Social media is an important part of the marketing mix for any B2B company. It’s a 24 hour, global, public billboard to connect to customers, sharing their successes and introducing brands to prospects.
Social media needs a very thoughtful plan and leadership to finesse the posts, both organic and paid, and to constantly analyse the data to improve and grow reach. Social is an important part of an integrated approach to marketing and shouldn’t be an afterthought or disconnected from other marketing efforts.
In your opinion, what is the main difference between B2C and B2B marketing?
The main difference that separates the two is the unique challenges that come with B2B, and the resistance of B2B buyers compared to the willingness and ability for B2C buyers to make buying decisions on their own. In many cases, the buying cycle is significantly shorter in B2C and there is significantly more data available to help accelerate optimisation vs B2B marketing.

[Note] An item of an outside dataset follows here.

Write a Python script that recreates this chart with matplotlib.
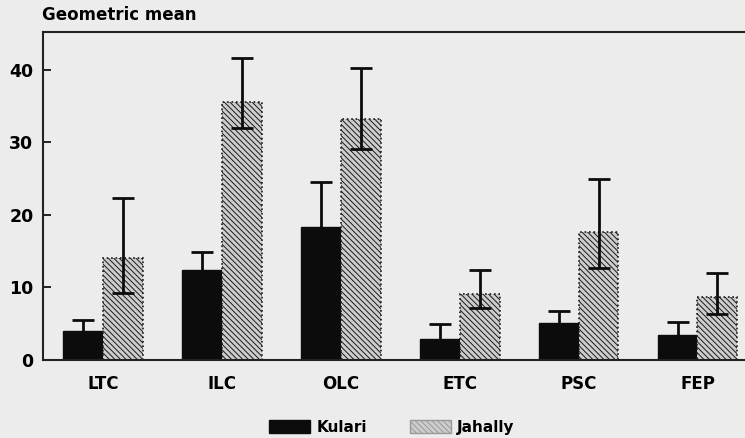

Today, we see more pressure in B2B to bring some of the same consumer-grade experiences to business buyers – making it an exciting time to be in B2B marketing.
What is the key to producing engaging marketing content and what types of content works best for you?
The key to producing engaging content lies in data-driven personalisation. By leveraging machine-learning algorithms and buying intent data, we are able to serve relevant content to accounts and individuals within those accounts as they move through a sales process – even if it’s non-linear.
As more individuals join ongoing sales cycles, we are able to assess the engagement across buying teams and identify newly engaged contacts throughout the entire sales cycle. We can then cross-check increasing engagement with pipeline prediction and pipeline quality scores – learning with each successful sales cycle which buying signals are indicative of deals that close, and providing sales teams with recommended, proactive actions to keep those accounts on track.
Tactics include personalisation of digital display advertising by buying stage, retargeting, account-based experiences to support alignment with prospects, and strategic partnerships to expand our reach beyond our direct sellers.
How important is technology in modern marketing?
Technology, the marketing tech stack, and the data they give us, are the most important tools in maximising the impact of marketing investments. With data, we are able to spot trends, intelligently target ideal buyers, optimise our budget spending decisions, demonstrate results, align with sales, and positively contribute to the growth of the business.
And finally, if you could ask your peers for one piece of advice or help, what would it be?
I am interested in how others are thinking about delivering more personalised experiences to buyers at scale. In a world where there is so much data about prospective and current customers, turning the information into value for our prospects and customers is a current focus for our team. I’d love to hear from others about how they are increasing the use of information to deliver personalised experiences that will be meaningful to customers.